E la raffica di impietose domande verso se stesso continua implacabile: “E ricordarti che per via del lavoro che ho fatto, ho avuto i nervi sempre tesi e la fantasia pronta e precisa, e il gusto delle confidenze altrui? E che sono al mondo da quarantadue anni? Non si può bruciare la candela dalle due parti – nel mio caso l’ho bruciata tutta da una parte sola e la cenere sono i libri che ho scritto”.

E poi: “L’amore è come la grazia di dio... Quanto a me, ti voglio bene, Pierina, ti voglio un falò di bene. Chiamiamolo l’ultimo guizzo della candela. Non so se ci vedremo ancora. Io lo vorrei – in fondo non voglio che questo. Amore”.

La chiama amore, e sembra impazzire mentre la vede ballare quell’estate al mare di Bocca di Magra.

“Mi accorgo che succede sempre mentre tu balli tra la gente… Penso che sia  la musica in cui tu balli, a scavarmi dentro, a scrollarmi il sangue, a farmi fare la faccia feroce (ma è la faccia feroce di un suicida, non altro)”.

Infine, in un’estrema invocazione: “Pierina, ti prego, non sparire – io ti voglio bene”. Firmato Pav.

Ma all’apparire del vero…

Era da tempo che Cesare Pavese insisteva sulla sua ossessione di uccidersi, tanto che ormai tra gli amici non c’era più nessuno che gli credesse.
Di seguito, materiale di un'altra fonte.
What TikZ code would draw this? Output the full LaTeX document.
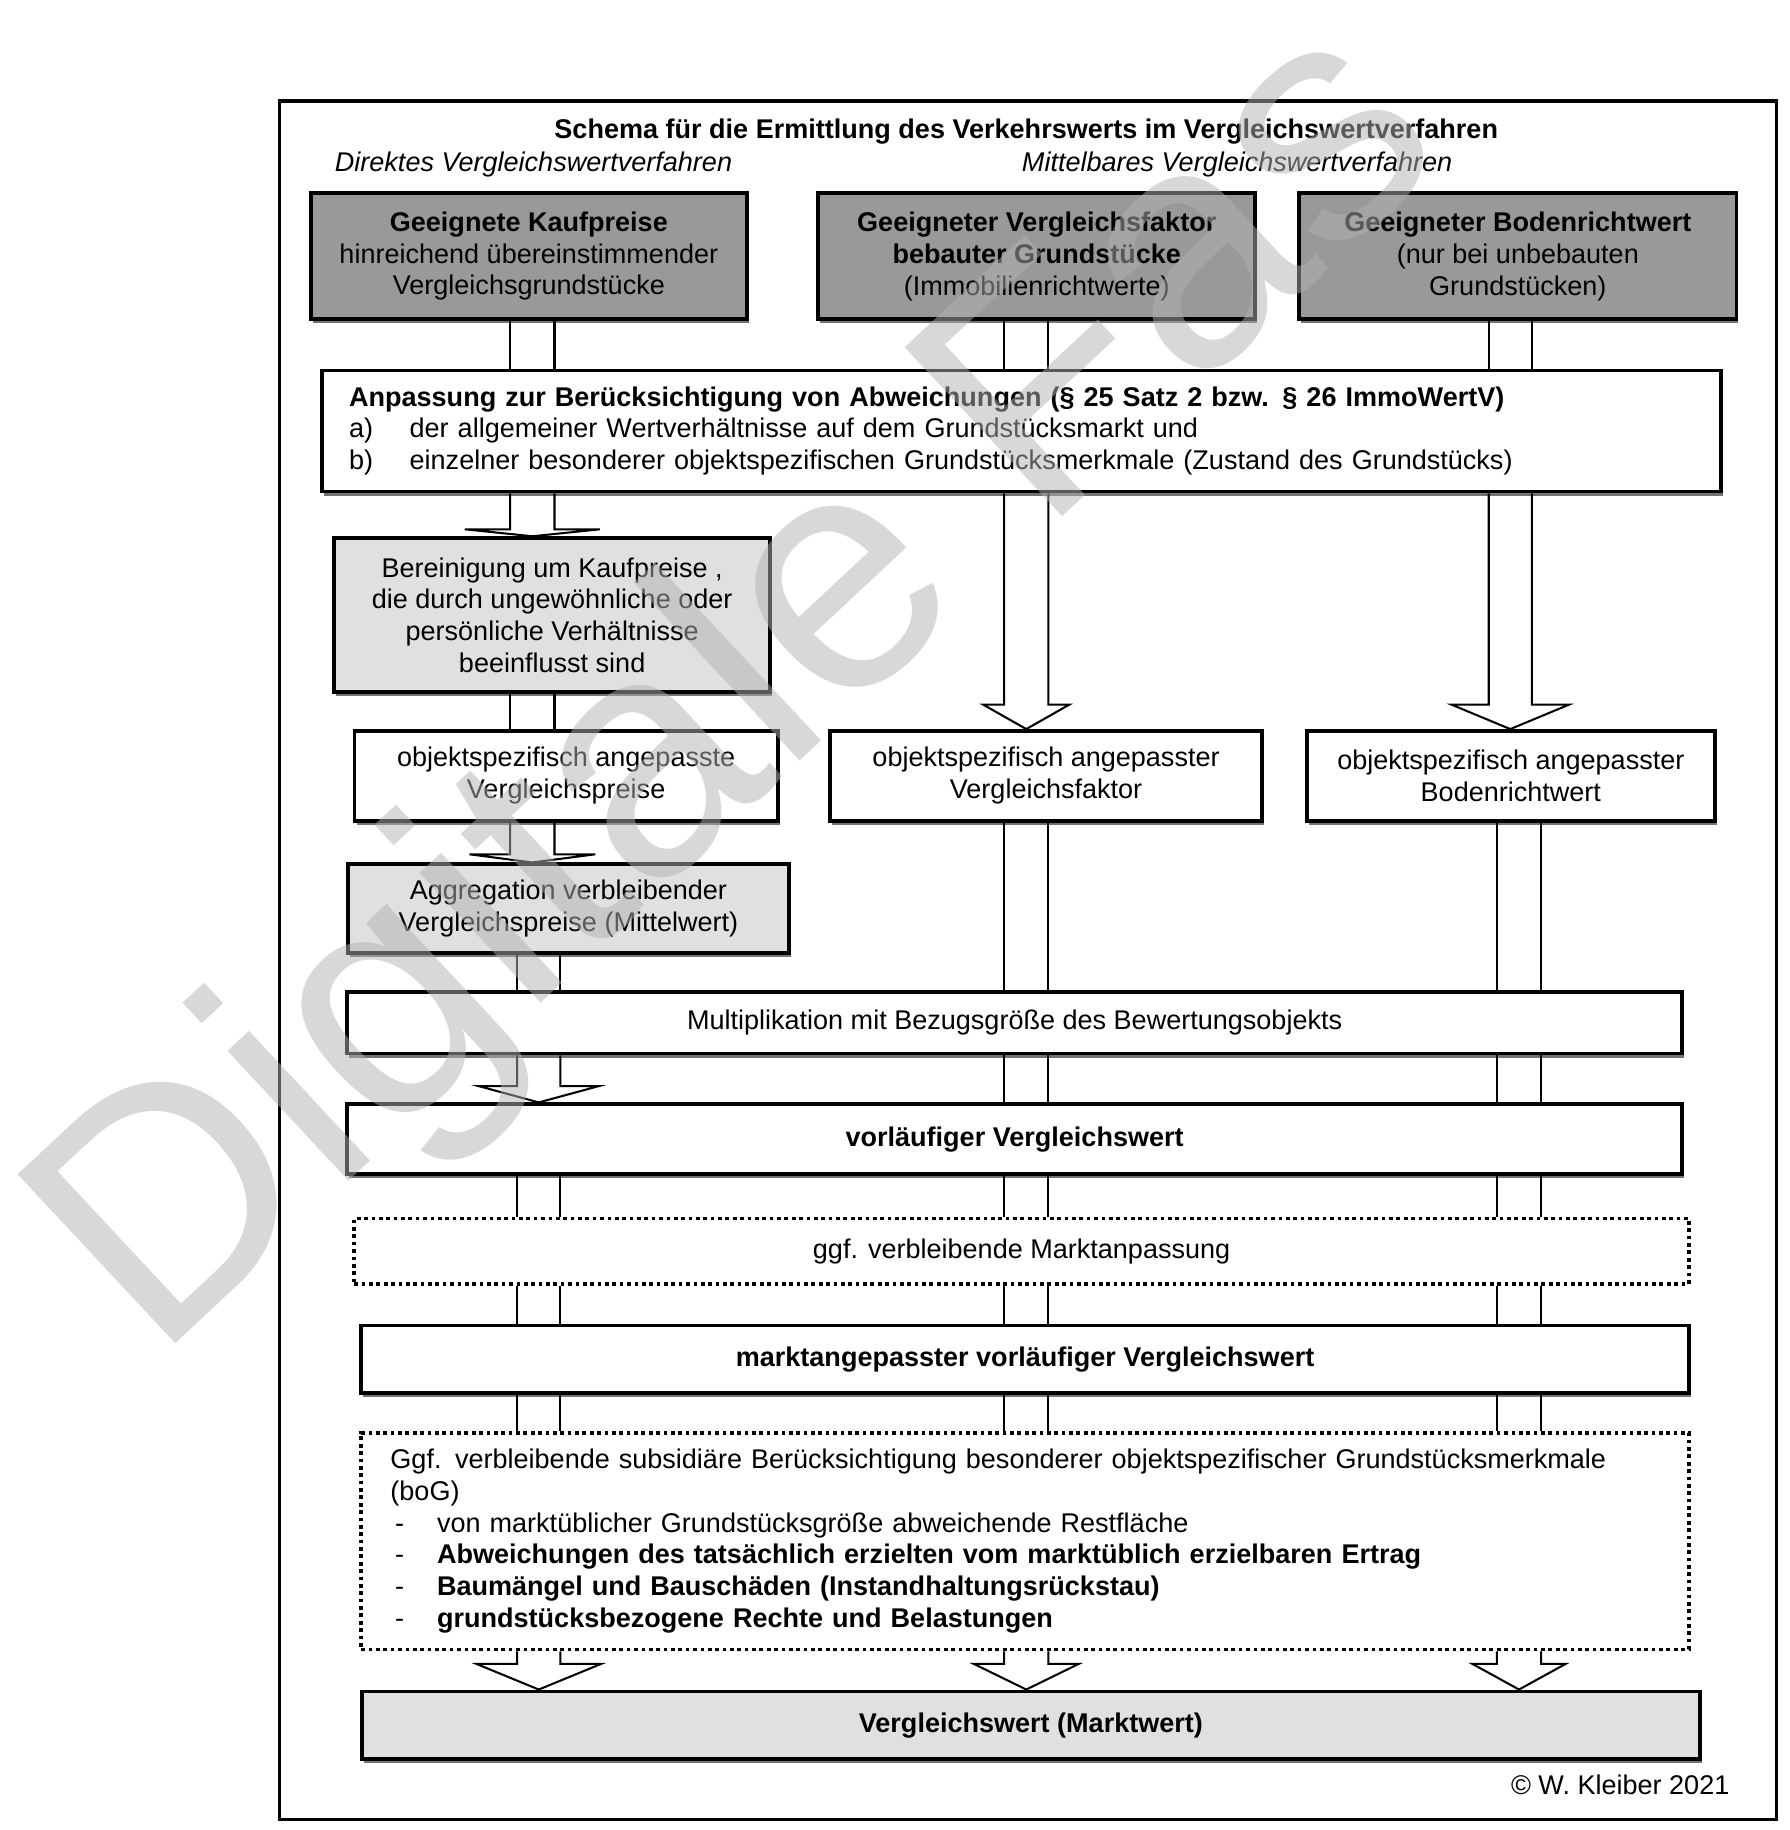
\documentclass[tikz,border=0pt]{standalone}
\usepackage{fontspec}
\setmainfont{Liberation Sans}
\usetikzlibrary{calc,shadows}

\tikzset{
  box/.style={draw, line width=0.9pt, inner sep=0pt, align=center,
    drop shadow={shadow xshift=0.5pt, shadow yshift=-1pt, fill=black!55, opacity=1}},
  darkbox/.style={box, fill=black!40},
  lightbox/.style={box, fill=black!12},
  whitebox/.style={box, fill=white},
  dotbox/.style={draw, line width=0.9pt, dash pattern=on 0.9pt off 0.9pt,
    fill=white, inner sep=0pt},
  shaft/.style={line width=0.5pt},
}

% two parallel shaft lines from one box down to the next
\newcommand{\shafts}[4]{%
  \draw[shaft] (#1.south -| #3) -- (#2.north -| #3) (#1.south -| #4) -- (#2.north -| #4);}
% hollow arrow: source, target, left shaft, right shaft, head height, head overhang
\newcommand{\hollowarrow}[6]{%
  \draw[shaft] (#1.south -| #3) -- ($(#2.north -| #3)+(0,-#5)$) -- ++(-#6,0)
    -- ($(#2.north -| #3)!0.5!(#2.north -| #4)$)
    -- ($(#2.north -| #4)+(#6,-#5)$) -- ++(-#6,0) -- (#1.south -| #4);}

\begin{document}
\begin{tikzpicture}[x=0.01cm, y=-0.01cm, font=\fontsize{6.6}{7.75}\selectfont]
  \useasboundingbox (0,0) rectangle (1536,1571);
  \coordinate (c1l) at (438,0);  \coordinate (c1r) at (476,0);   % column 1, upper part
  \coordinate (c1L) at (444,0);  \coordinate (c1R) at (481,0);   % column 1, lower part
  \coordinate (c2l) at (862,0);  \coordinate (c2r) at (900,0);   % column 2
  \coordinate (c3l) at (1278,0); \coordinate (c3r) at (1315,0);  % column 3, upper part
  \coordinate (c3L) at (1285,0); \coordinate (c3R) at (1323,0);  % column 3, lower part

  \draw[line width=0.9pt] (240,87) rectangle (1525,1562); % outer frame

  \node (title) at (881,113) {\textbf{Schema für die Ermittlung des Verkehrswerts im Vergleichswertverfahren}};
  \node[font=\fontsize{6.6}{7.75}\selectfont\itshape] (direkt) at (458,141) {Direktes Vergleichswertverfahren};
  \node[font=\fontsize{6.6}{7.75}\selectfont\itshape] (mittel) at (1062,141) {Mittelbares Vergleichswertverfahren};

  % starting values
  \node[darkbox, minimum width=3.74cm, minimum height=1.08cm] (kauf) at (454,220)
    {\textbf{Geeignete Kaufpreise}\\hinreichend übereinstimmender\\Vergleichsgrundstücke};
  \node[darkbox, minimum width=3.75cm, minimum height=1.08cm] (vfak) at (890,220)
    {\textbf{Geeigneter Vergleichsfaktor}\\\textbf{bebauter Grundstücke}\\(Immobilienrichtwerte)};
  \node[darkbox, minimum width=3.75cm, minimum height=1.08cm] (brw) at (1303,220)
    {\textbf{Geeigneter Bodenrichtwert}\\(nur bei unbebauten\\Grundstücken)};

  \node[whitebox, minimum width=12cm, minimum height=1.04cm, text width=11.54cm, align=left] (anp) at (877,370)
    {\textbf{Anpassung zur Berücksichtigung von Abweichungen (§ 25 Satz 2 bzw. § 26 ImmoWertV)}\\
     \makebox[0.52cm][l]{a)}der allgemeiner Wertverhältnisse auf dem Grundstücksmarkt und\\
     \makebox[0.52cm][l]{b)}einzelner besonderer objektspezifischen Grundstücksmerkmale (Zustand des Grundstücks)};

  \node[lightbox, minimum width=3.74cm, minimum height=1.32cm] (ber) at (474,528)
    {Bereinigung um Kaufpreise ,\\die durch ungewöhnliche oder\\persönliche Verhältnisse\\beeinflusst sind};

  \node[whitebox, minimum width=3.63cm, minimum height=0.77cm] (ospA) at (486,666)
    {objektspezifisch angepasste\\Vergleichspreise};
  \node[whitebox, minimum width=3.71cm, minimum height=0.77cm] (ospB) at (898,666)
    {objektspezifisch angepasster\\Vergleichsfaktor};
  \node[whitebox, minimum width=3.5cm, minimum height=0.77cm] (ospC) at (1297,666)
    {objektspezifisch angepasster\\Bodenrichtwert};

  \node[lightbox, minimum width=3.78cm, minimum height=0.76cm] (agg) at (488,780)
    {Aggregation verbleibender\\Vergleichspreise (Mittelwert)};

  \node[whitebox, minimum width=11.45cm, minimum height=0.53cm] (mult) at (871,878)
    {Multiplikation mit Bezugsgröße des Bewertungsobjekts};
  \node[whitebox, minimum width=11.45cm, minimum height=0.6cm] (vorl) at (871,978)
    {\textbf{vorläufiger Vergleichswert}};
  \node[dotbox, minimum width=11.45cm, minimum height=0.56cm] (ggf) at (877,1074)
    {ggf. verbleibende Marktanpassung};
  \node[whitebox, minimum width=11.39cm, minimum height=0.58cm] (markt) at (880,1167)
    {\textbf{marktangepasster vorläufiger Vergleichswert}};
  \node[dotbox, minimum width=11.39cm, minimum height=1.86cm, text width=10.89cm, align=left] (bog) at (880,1323)
    {Ggf. verbleibende subsidiäre Berücksichtigung besonderer objektspezifischer Grundstücksmerkmale\\
     (boG)\\
     \makebox[0.4cm][l]{\hspace{0.04cm}-}von marktüblicher Grundstücksgröße abweichende Restfläche\\
     \makebox[0.4cm][l]{\hspace{0.04cm}-}\textbf{Abweichungen des tatsächlich erzielten vom marktüblich erzielbaren Ertrag}\\
     \makebox[0.4cm][l]{\hspace{0.04cm}-}\textbf{Baumängel und Bauschäden (Instandhaltungsrückstau)}\\
     \makebox[0.4cm][l]{\hspace{0.04cm}-}\textbf{grundstücksbezogene Rechte und Belastungen}};
  \node[lightbox, minimum width=11.48cm, minimum height=0.58cm] (vw) at (885,1481)
    {\textbf{Vergleichswert (Marktwert)}};

  \node[anchor=east] (copy) at (1497,1532) {© W. Kleiber 2021};

  % column 1: direct comparison
  \shafts{kauf}{anp}{c1l}{c1r}
  \hollowarrow{anp}{ber}{c1l}{c1r}{6}{39}
  \shafts{ber}{ospA}{c1l}{c1r}
  \hollowarrow{ospA}{agg}{c1l}{c1r}{7}{35}
  \shafts{agg}{mult}{c1L}{c1R}
  \hollowarrow{mult}{vorl}{c1L}{c1R}{14}{33}
  \foreach \a/\b in {vorl/ggf, ggf/markt, markt/bog}
    \shafts{\a}{\b}{c1L}{c1R};
  \hollowarrow{bog}{vw}{c1L}{c1R}{22}{35}

  % column 2: comparison factor
  \shafts{vfak}{anp}{c2l}{c2r}
  \hollowarrow{anp}{ospB}{c2l}{c2r}{21}{18}
  \foreach \a/\b in {ospB/mult, mult/vorl, vorl/ggf, ggf/markt, markt/bog}
    \shafts{\a}{\b}{c2l}{c2r};
  \hollowarrow{bog}{vw}{c2l}{c2r}{22}{26}

  % column 3: land value
  \shafts{brw}{anp}{c3l}{c3r}
  \hollowarrow{anp}{ospC}{c3l}{c3r}{21}{32}
  \foreach \a/\b in {ospC/mult, mult/vorl, vorl/ggf, ggf/markt, markt/bog}
    \shafts{\a}{\b}{c3L}{c3R};
  \hollowarrow{bog}{vw}{c3L}{c3R}{22}{21}

  % watermark
  \node[font=\fontsize{82}{90}\selectfont, text=black!30, opacity=0.5, rotate=43,
    anchor=base west, inner sep=0pt] (wmark) at (133,1170) {Digitale Fas};
\end{tikzpicture}
\end{document}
E quando più nessuno se l’aspettava, quella notte di 70 anni fa in una stanza d’albergo… Prima però un ultimo pensiero per la sua Pierina: “Pierina – se non mi hai sepolto nell’acqua della Magra – vivo all’albergo Roma in piazza Carlo Felice. Se mi ci hai sepolto, vivi tu felice, e sappi che di quei giorni mi ricorderò sempre”.

Non aveva tutta l’aria di un invito ad un appuntamento? Sarà l’ultimo dei suoi amori impossibili.

Caro Cesare, anche noi ti ricordiamo sempre, da vivo e da innamorato che bruci d’amore come un falò sotto la luna. Sì, lei era la tua Luna, l’Artemide del tuo Dialogo “La belva” e tu il suo Endimione. Tu la vedevi solo in sogno, non per niente eri l’eterno sognatore, a cui la Luna-Artemide disse: “Tu non dovrai svegliarti mai”. Era la solitudine selvaggia del sogno. Da vivo e da morto.